David Fincher To Direct HBO Pilot For 'Living On Noise,' About The '80s Music Video Scene
Hot on the heels of the confirmation that David Fincher and James Ellroy are working together on an HBO show comes the news of another project that Fincher will do for the big cable network. Fincher will direct the pilot for an HBO music video show called Living on Noise, described as a "half-hour HBO project about music videos in the 1980s."
(Update: The title may actually be Living on Video; see an early and spoiler-free plot report below.)
The Wrap has the news. Fincher, of course, got his start as a director making music-related projects. Early on, there was the Rick Springfield concert film The Beat of the Live Drum, then a series of increasingly more high-profile music videos for the likes of Sting, Madonna, and Michael Jackson.
This doesn't sound like a documentary series in the vein of HBO's Sonic Highways, created with Dave Grohl and the Foo Fighters, but a dramatic series reportedly rooted in the 1980s music video scene. Fincher was talking to Playboy not long ago, and mentioned "this TV show I'm doing about music videos in the 1980s and the crew members who worked on them." That would seem to be Living on Noise.
The timeline for production of this show is unclear. In addition to Shakedown, which is the James Ellroy project, and Living on Noise, Fincher is also working on a new version of the UK series Utopia for HBO, partnering with Gone Girl author Gillian Flynn. Fincher will direct all of the first season of Utopia.

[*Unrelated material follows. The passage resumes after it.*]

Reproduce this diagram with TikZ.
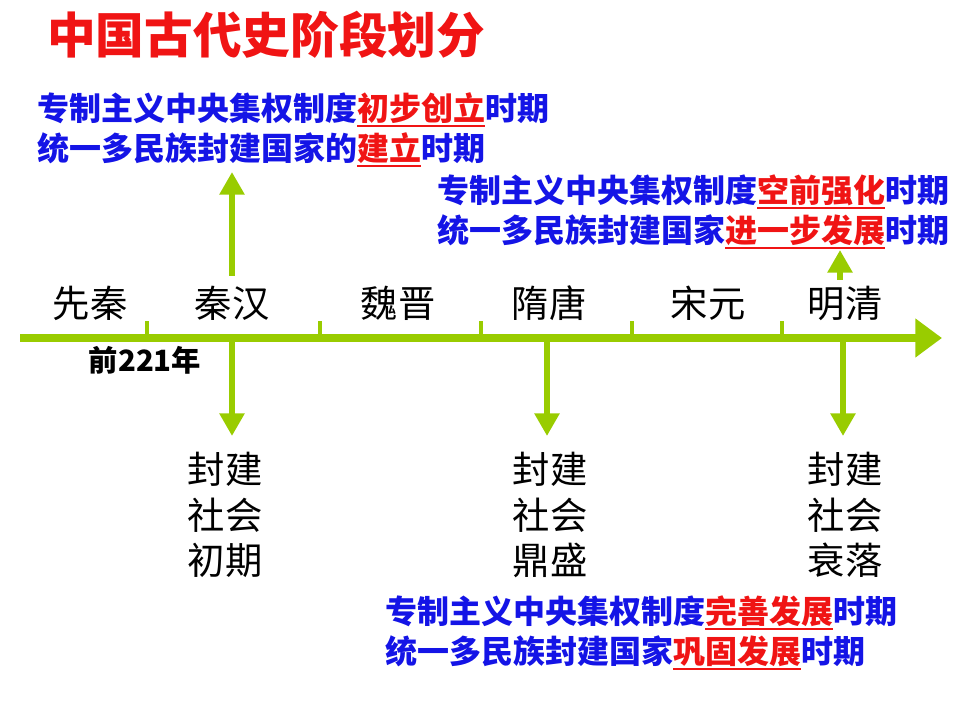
\documentclass[tikz,border=0pt]{standalone}
\usepackage{fontspec}
\setmainfont{Noto Sans CJK SC}
\usepackage{xcolor}
\usetikzlibrary{arrows.meta,positioning}
\definecolor{axisgreen}{RGB}{153,204,0}
\definecolor{textblue}{RGB}{20,20,230}
\definecolor{hired}{RGB}{240,20,20}
\newcommand{\hl}[1]{\textcolor{hired}{\setbox0\hbox{#1}\rlap{\rule[-4.5pt]{\wd0}{1.3pt}}\box0}}

\begin{document}
\begin{tikzpicture}[ % GLOBAL CFG
    x=0.75pt, y=-0.75pt,
    % Styles
    title/.style={% For the heading
        anchor=west,
        inner sep=0pt,
        text=hired,
        font=\fontsize{36.5}{40}\selectfont\bfseries,
        },
    period/.style={% For the dynasty names
        inner sep=0pt,
        font=\fontsize{28}{32}\selectfont,
        },
    stage/.style={% For the stacked stage labels
        inner sep=0pt,
        align=center,
        font=\fontsize{28}{34}\selectfont,
        },
    remark/.style={% For the blue remarks
        anchor=west,
        inner sep=0pt,
        align=left,
        text=textblue,
        font=\fontsize{24}{30}\selectfont\bfseries,
        },
    axis/.style={% The time line
        line width=5.5pt,
        draw=axisgreen,
        -{Triangle[width=28pt,length=20pt]},
        },
    tick/.style={% Small marks on the time line
        line width=3pt,
        draw=axisgreen,
        },
    pointer/.style={% Arrows to the labels
        line width=5pt,
        draw=axisgreen,
        -{Triangle[width=18pt,length=17pt]},
        },
    ]

    \useasboundingbox (0,0) rectangle (960,720);

    \node [title] (head) at (47,35) {中国古代史阶段划分};

    % time line
    \coordinate (tl0) at (20,338);
    \coordinate (tl1) at (942,338);
    \draw [axis] (tl0) -- (tl1);
    \foreach \x [count=\i] in {147,320,481,632,782} {
        \coordinate (tb\i) at (\x,338);
        \coordinate (tt\i) at (\x,321);
        \draw [tick] (tb\i) -- (tt\i);
    }

    % dynasties
    \node [period] (xianqin) at (90,303) {先秦};
    \node [period] (qinhan)  at (232,303) {秦汉};
    \node [period] (weijin)  at (398,303) {魏晋};
    \node [period] (suitang) at (549,303) {隋唐};
    \node [period] (songyuan) at (708,303) {宋元};
    \node [period] (mingqing) at (845,303) {明清};
    \node [inner sep=0pt, font=\fontsize{22}{24}\selectfont\bfseries] (year) at (145,360) {前221年};

    % remarks
    \node [remark] (rm1) at (37,130) {专制主义中央集权制度\hl{初步创立}时期\\统一多民族封建国家的\hl{建立}时期};
    \node [remark] (rm2) at (437,212) {专制主义中央集权制度\hl{空前强化}时期\\统一多民族封建国家\hl{进一步发展}时期};
    \node [remark] (rm3) at (385,633) {专制主义中央集权制度\hl{完善发展}时期\\统一多民族封建国家\hl{巩固发展}时期};

    % stages
    \node [stage] (st1) at (225,515) {封建\\社会\\初期};
    \node [stage] (st2) at (550,515) {封建\\社会\\鼎盛};
    \node [stage] (st3) at (845,515) {封建\\社会\\衰落};

    % pointers
    \coordinate (up1) at (232,276);
    \coordinate (up1t) at (232,172);
    \draw [pointer] (up1) -- (up1t);
    \coordinate (up2) at (840,280);
    \coordinate (up2t) at (840,250);
    \draw [pointer] (up2) -- (up2t);
    \foreach \x/\n in {232/1,547/2,843/3} {
        \coordinate (dn\n) at (\x,338);
        \coordinate (dn\n t) at (\x,436);
        \draw [pointer] (dn\n) -- (dn\n t);
    }
\end{tikzpicture}
\end{document}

Update: Deadline contends that the current title is Living on Video, and that the pilot is written by Rich Wilkes and Bob Stevenson based on Fincher's idea. The site's report also fills in the blanks about the story:
Set in 1983 Los Angeles, Living on Video centers on Bobby, a wide-eyed guy who drops out of college and drives to Hollywood with dreams of directing a sci-fi epic. He lands a job as a PA for a company making music videos. In the vein of HBO's Entourage, the series revolves around the players of the then-exploding music video industry — directors, record executives and crew members, many of them dabbling in drugs — through the eyes of the newcomer.